■ TASK DETAILS: Return the whole listing, line for line, without the pictures in it.

■ DATA BLOCK:
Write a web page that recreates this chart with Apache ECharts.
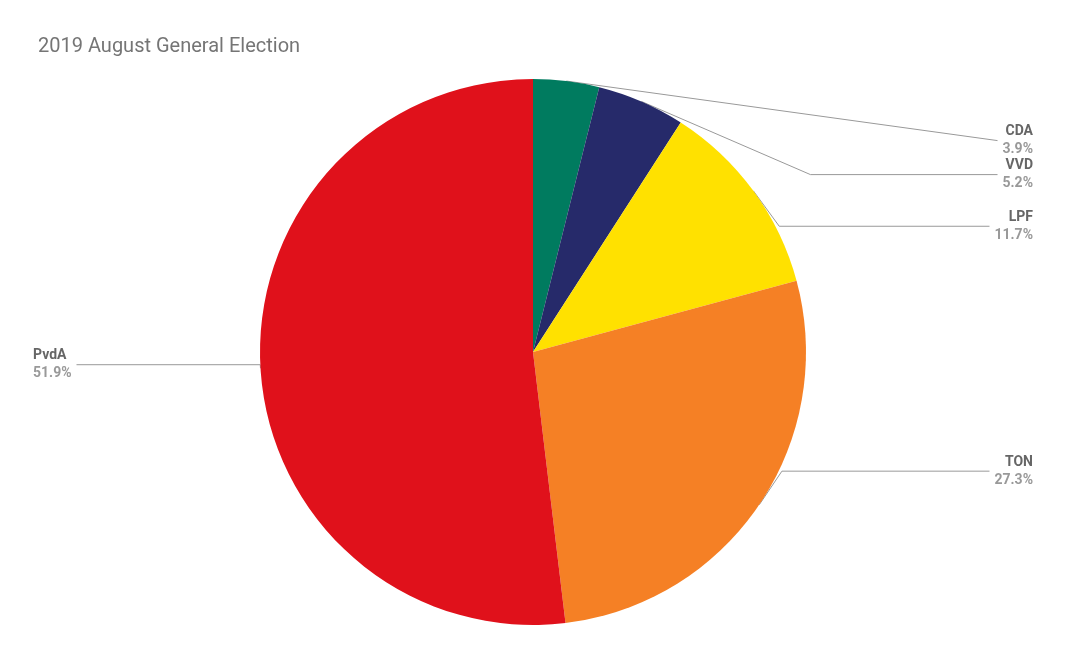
<!DOCTYPE html>
<html><head><meta charset="utf-8">
<script src="https://cdn.jsdelivr.net/npm/echarts@6/dist/echarts.min.js"></script>
<style>html,body{margin:0;padding:0;background:#fff}#c{width:1066px;height:659px}</style>
</head><body><div id="c"></div>
<script>
const names = ['CDA','VVD','LPF','TON','PvdA'];
const values = [3.9,5.2,11.7,27.3,51.9];
const colors = ['#007B5F','#262A6A','#FFE100','#F58025','#E0111B'];
const chart = echarts.init(document.getElementById('c'));
chart.setOption({
  title:{text:'2019 August General Election',left:33,top:32,textStyle:{fontFamily:'Roboto',fontSize:20,fontWeight:'normal',color:'#757575'}},
  series:[{
    type:'pie',center:[533,352],radius:273,startAngle:90,clockwise:true,
    data:names.map((n,i)=>({name:n,value:values[i],itemStyle:{color:colors[i]}})),
    itemStyle:{borderColor:'#fff',borderWidth:0},
    label:{position:'outside',alignTo:'edge',edgeDistance:33,
      formatter:p=>'{n|'+p.name+'}\n{v|'+p.value.toFixed(1)+'%}',
      rich:{n:{fontFamily:'Roboto',fontSize:14,fontWeight:'bold',color:'#666',lineHeight:18},
            v:{fontFamily:'Roboto',fontSize:14,fontWeight:'bold',color:'#999',lineHeight:18}}},
    labelLine:{length:-60,length2:20,lineStyle:{color:'#999',width:1}},
    emphasis:{disabled:true},animation:false
  }]
});
</script></body></html>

■ TASK SOLUTION:
Write a web page that recreates this chart with Apache ECharts.
<!DOCTYPE html>
<html><head><meta charset="utf-8">
<script src="https://cdn.jsdelivr.net/npm/echarts@6/dist/echarts.min.js"></script>
<style>html,body{margin:0;padding:0;background:#fff}#c{width:1066px;height:659px}</style>
</head><body><div id="c"></div>
<script>
const names = ['CDA','VVD','LPF','TON','PvdA'];
const values = [3.9,5.2,11.7,27.3,51.9];
const colors = ['#007B5F','#262A6A','#FFE100','#F58025','#E0111B'];
const chart = echarts.init(document.getElementById('c'));
chart.setOption({
  title:{text:'2019 August General Election',left:33,top:32,textStyle:{fontFamily:'Roboto',fontSize:20,fontWeight:'normal',color:'#757575'}},
  series:[{
    type:'pie',center:[533,352],radius:273,startAngle:90,clockwise:true,
    data:names.map((n,i)=>({name:n,value:values[i],itemStyle:{color:colors[i]}})),
    itemStyle:{borderColor:'#fff',borderWidth:0},
    label:{position:'outside',alignTo:'edge',edgeDistance:33,
      formatter:p=>'{n|'+p.name+'}\n{v|'+p.value.toFixed(1)+'%}',
      rich:{n:{fontFamily:'Roboto',fontSize:14,fontWeight:'bold',color:'#666',lineHeight:18},
            v:{fontFamily:'Roboto',fontSize:14,fontWeight:'bold',color:'#999',lineHeight:18}}},
    labelLine:{length:-60,length2:20,lineStyle:{color:'#999',width:1}},
    emphasis:{disabled:true},animation:false
  }]
});
</script></body></html>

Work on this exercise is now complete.